*Problem to solve*. Leaving the pictures out, print the lines from the first line of the listing through the line containing "import * as", exactly as they read, and no others.

___

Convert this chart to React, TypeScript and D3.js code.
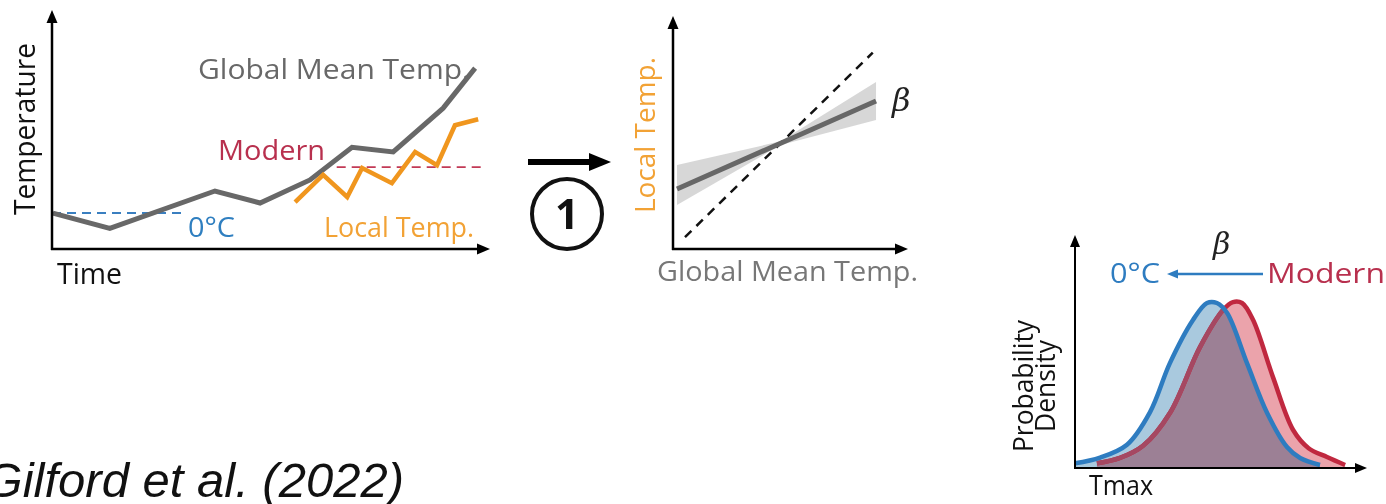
import React from "react";
import * as d3 from "d3";

// Panel A: temperature time series (time in arbitrary units 0–100, temperature anomaly)
const gmtTime = [0.2, 13.2, 37.2, 47.5, 58.9, 68.5, 77.9, 89.3, 96.6];
const gmtTemp = [0, -0.33, 0.48, 0.22, 0.72, 1.43, 1.33, 2.28, 3.15];
const localTime = [55.5, 61.9, 67.4, 70.8, 77.6, 82.9, 87.9, 92.0, 97.3];
const localTemp = [0.24, 0.83, 0.35, 0.98, 0.65, 1.33, 1.04, 1.91, 2.04];
const baselineLevel = 0;
const baselineSpan = [0, 30];
const modernLevel = 1;
const modernSpan = [65, 98];

// Panel B: local vs global regression with uncertainty band
const fitGlobal = [0.17, 4.58, 8.64];
const fitLocal = [2.6, 4.58, 6.41];
const bandUpper = [3.64, 4.66, 7.23];
const bandLower = [1.9, 4.5, 5.58];
const oneToOne = [0.51, 8.5];

// Panel C: Tmax probability densities
const zeroTmax = [0, 0.86, 1.78, 2.57, 3.25, 4.04, 4.52, 4.86, 5.21, 5.89, 6.58, 7.26, 7.71, 8.39];
const zeroDens = [0.02, 0.045, 0.1, 0.24, 0.45, 0.635, 0.708, 0.708, 0.665, 0.45, 0.236, 0.09, 0.043, 0.013];
const modTmax = [0.75, 1.54, 2.33, 3.25, 4.28, 5.07, 5.41, 5.72, 6.1, 6.78, 7.47, 8.0, 8.63, 9.25];
const modDens = [0.02, 0.043, 0.095, 0.236, 0.519, 0.678, 0.712, 0.708, 0.635, 0.39, 0.163, 0.085, 0.047, 0.013];

const FONT = "'Open Sans', 'Noto Sans', sans-serif";
const SERIF = "'DejaVu Serif', 'Liberation Serif', serif";
const GRAY = "#686868";
const ORANGE = "#f0961e";
const BLUE = "#2e7cc0";
const RED = "#c0283f";

function Arrow({ x1, y1, x2, y2, w = 2.5, head = 13, hw = 5.5, color = "#000" }) {
  const ang = Math.atan2(y2 - y1, x2 - x1);
  const bx = x2 - head * Math.cos(ang);
  const by = y2 - head * Math.sin(ang);
  const px = -Math.sin(ang) * hw;
  const py = Math.cos(ang) * hw;
  return (
    <g>
      <line x1={x1} y1={y1} x2={bx + Math.cos(ang)} y2={by + Math.sin(ang)} stroke={color} strokeWidth={w} />
      <path d={`M${x2},${y2}L${bx + px},${by + py}L${bx - px},${by - py}Z`} fill={color} />
    </g>
  );
}

function PanelA() {
  const x = d3.scaleLinear().domain([0, 100]).range([52, 490]);
  const y = d3.scaleLinear().domain([-0.78, 4.37]).range([249, 12]);
  const mk = (ts: number[], vs: number[]) =>
    d3.line<[number, number]>().x((d) => x(d[0])).y((d) => y(d[1]))(ts.map((t, i) => [t, vs[i]]));
  return (
    <g>
      <line x1={x(baselineSpan[0])} x2={x(baselineSpan[1])} y1={y(baselineLevel)} y2={y(baselineLevel)} stroke="#3a7fc0" strokeWidth={2} strokeDasharray="9,6" />
      <line x1={x(modernSpan[0])} x2={x(modernSpan[1])} y1={y(modernLevel)} y2={y(modernLevel)} stroke="#c23a56" strokeWidth={1.8} strokeDasharray="9,6" />
      <path d={mk(gmtTime, gmtTemp) || ""} fill="none" stroke={GRAY} strokeWidth={5} strokeLinejoin="miter" />
      <path d={mk(localTime, localTemp) || ""} fill="none" stroke={ORANGE} strokeWidth={4.5} strokeLinejoin="miter" />
      <Arrow x1={x(0)} y1={y.range()[0] + 1} x2={x(0)} y2={y.range()[1] - 2} />
      <Arrow x1={x(0) - 1} y1={y.range()[0]} x2={x(100)} y2={y.range()[0]} />
      <text x={198} y={79} fontFamily={FONT} fontSize={28} fill={GRAY} textLength={272} lengthAdjust="spacingAndGlyphs">Global Mean Temp.</text>
      <text x={218} y={160} fontFamily={FONT} fontSize={28} fill="#b8304e" textLength={107} lengthAdjust="spacingAndGlyphs">Modern</text>
      <text x={188} y={237} fontFamily={FONT} fontSize={28} fill="#2f7fc0" textLength={47} lengthAdjust="spacingAndGlyphs">0°C</text>
      <text x={324} y={237} fontFamily={FONT} fontSize={28} fill="#f2a235" textLength={150} lengthAdjust="spacingAndGlyphs">Local Temp.</text>
      <text x={57} y={284} fontFamily={FONT} fontSize={30} fill="#111" textLength={65} lengthAdjust="spacingAndGlyphs">Time</text>
      <text transform="translate(35,129) rotate(-90)" textAnchor="middle" fontFamily={FONT} fontSize={29} fill="#111" textLength={172} lengthAdjust="spacingAndGlyphs">Temperature</text>
    </g>
  );
}

function PanelB() {
  const x = d3.scaleLinear().domain([0, 10]).range([673, 908]);
  const y = d3.scaleLinear().domain([0, 10]).range([249, 18]);
  const band = d3
    .area<number>()
    .x((d) => x(d))
    .y0((_, i) => y(bandLower[i]))
    .y1((_, i) => y(bandUpper[i]))(fitGlobal);
  const fit = d3.line<number>().x((d) => x(d)).y((_, i) => y(fitLocal[i]))(fitGlobal);
  return (
    <g>
      {/* step 1 arrow and circled label */}
      <Arrow x1={528} y1={162} x2={611} y2={162} w={6} head={22} hw={9} />
      <circle cx={567} cy={214} r={35} fill="none" stroke="#111" strokeWidth={4} />
      <text x={567} y={229} textAnchor="middle" fontFamily={FONT} fontWeight={700} fontSize={42} fill="#111">1</text>

      <path d={band || ""} fill="#d3d3d3" opacity={0.9} />
      <line x1={x(oneToOne[0])} y1={y(oneToOne[0])} x2={x(oneToOne[1])} y2={y(oneToOne[1])} stroke="#111" strokeWidth={2.5} strokeDasharray="9,7" />
      <path d={fit || ""} fill="none" stroke="#676767" strokeWidth={5} />
      <Arrow x1={x(0)} y1={y(0) + 1} x2={x(0)} y2={y(10) - 2} />
      <Arrow x1={x(0) - 1} y1={y(0)} x2={x(10)} y2={y(0)} />
      <text x={892} y={111} fontFamily={SERIF} fontStyle="italic" fontSize={32} fill="#222">β</text>
      <text transform="translate(655,135) rotate(-90)" textAnchor="middle" fontFamily={FONT} fontSize={28} fill="#f2a235" textLength={156} lengthAdjust="spacingAndGlyphs">Local Temp.</text>
      <text x={657} y={281} fontFamily={FONT} fontSize={28} fill="#777" textLength={261} lengthAdjust="spacingAndGlyphs">Global Mean Temp.</text>
    </g>
  );
}

function PanelC() {
  const x = d3.scaleLinear().domain([0, 10]).range([1075, 1367]);
  const y = d3.scaleLinear().domain([0, 1]).range([468, 235]);
  const pts = (ts: number[], ds: number[]) => ts.map((t, i) => [t, ds[i]] as [number, number]);
  const curve = d3.curveCatmullRom.alpha(0.5);
  const area = d3.area<[number, number]>().x((d) => x(d[0])).y0(y(0)).y1((d) => y(d[1])).curve(curve);
  const line = d3.line<[number, number]>().x((d) => x(d[0])).y((d) => y(d[1])).curve(curve);
  const zero = pts(zeroTmax, zeroDens);
  const mod = pts(modTmax, modDens);
  return (
    <g>
      <defs>
        <clipPath id="zeroArea">
          <path d={area(zero) || ""} />
        </clipPath>
      </defs>
      <path d={area(mod) || ""} fill="#eba3ab" />
      <path d={area(zero) || ""} fill="#a9c9de" style={{ mixBlendMode: "multiply" }} />
      <path d={line(mod) || ""} fill="none" stroke={RED} strokeWidth={4.5} />
      <path d={line(mod) || ""} fill="none" stroke="#a54862" strokeWidth={4.5} clipPath="url(#zeroArea)" />
      <path d={line(zero) || ""} fill="none" stroke={BLUE} strokeWidth={4.5} />
      <Arrow x1={x(0)} y1={y(0) + 1} x2={x(0)} y2={y(1)} w={2} head={12} hw={5} />
      <Arrow x1={x(0) - 1} y1={y(0)} x2={x(10)} y2={y(0)} w={2} head={12} hw={5} />

      <Arrow x1={1263} y1={274} x2={1167} y2={274} w={2.5} head={11} hw={4.5} color={BLUE} />
      <text x={1110} y={283} fontFamily={FONT} fontSize={27} fill={BLUE} textLength={50} lengthAdjust="spacingAndGlyphs">0°C</text>
      <text x={1267} y={283} fontFamily={FONT} fontSize={27} fill="#b8304e" textLength={118} lengthAdjust="spacingAndGlyphs">Modern</text>
      <text x={1213} y={254} fontFamily={SERIF} fontStyle="italic" fontSize={30} fill="#222">β</text>
      <text transform="translate(1033,386) rotate(-90)" textAnchor="middle" fontFamily={FONT} fontSize={27} fill="#111" textLength={132} lengthAdjust="spacingAndGlyphs">Probability</text>
      <text transform="translate(1055,386) rotate(-90)" textAnchor="middle" fontFamily={FONT} fontSize={27} fill="#111" textLength={92} lengthAdjust="spacingAndGlyphs">Density</text>
      <text x={1089} y={495} fontFamily={FONT} fontSize={27} fill="#111" textLength={64} lengthAdjust="spacingAndGlyphs">Tmax</text>
    </g>
  );
}

export default function App() {
  return (
    <svg width={1386} height={504} viewBox="0 0 1386 504" style={{ position: "absolute", left: 0, top: 0, background: "#fff" }}>
      <rect width={1386} height={504} fill="#fff" />
      <PanelA />
      <PanelB />
      <PanelC />
      <text x={404} y={497} textAnchor="end" fontFamily="'Liberation Sans', Arial, sans-serif" fontStyle="italic" fontSize={49} fill="#111">Gilford et al. (2022)</text>
    </svg>
  );
}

___

*Answer to the problem*.
Convert this chart to React, TypeScript and D3.js code.
import React from "react";
import * as d3 from "d3";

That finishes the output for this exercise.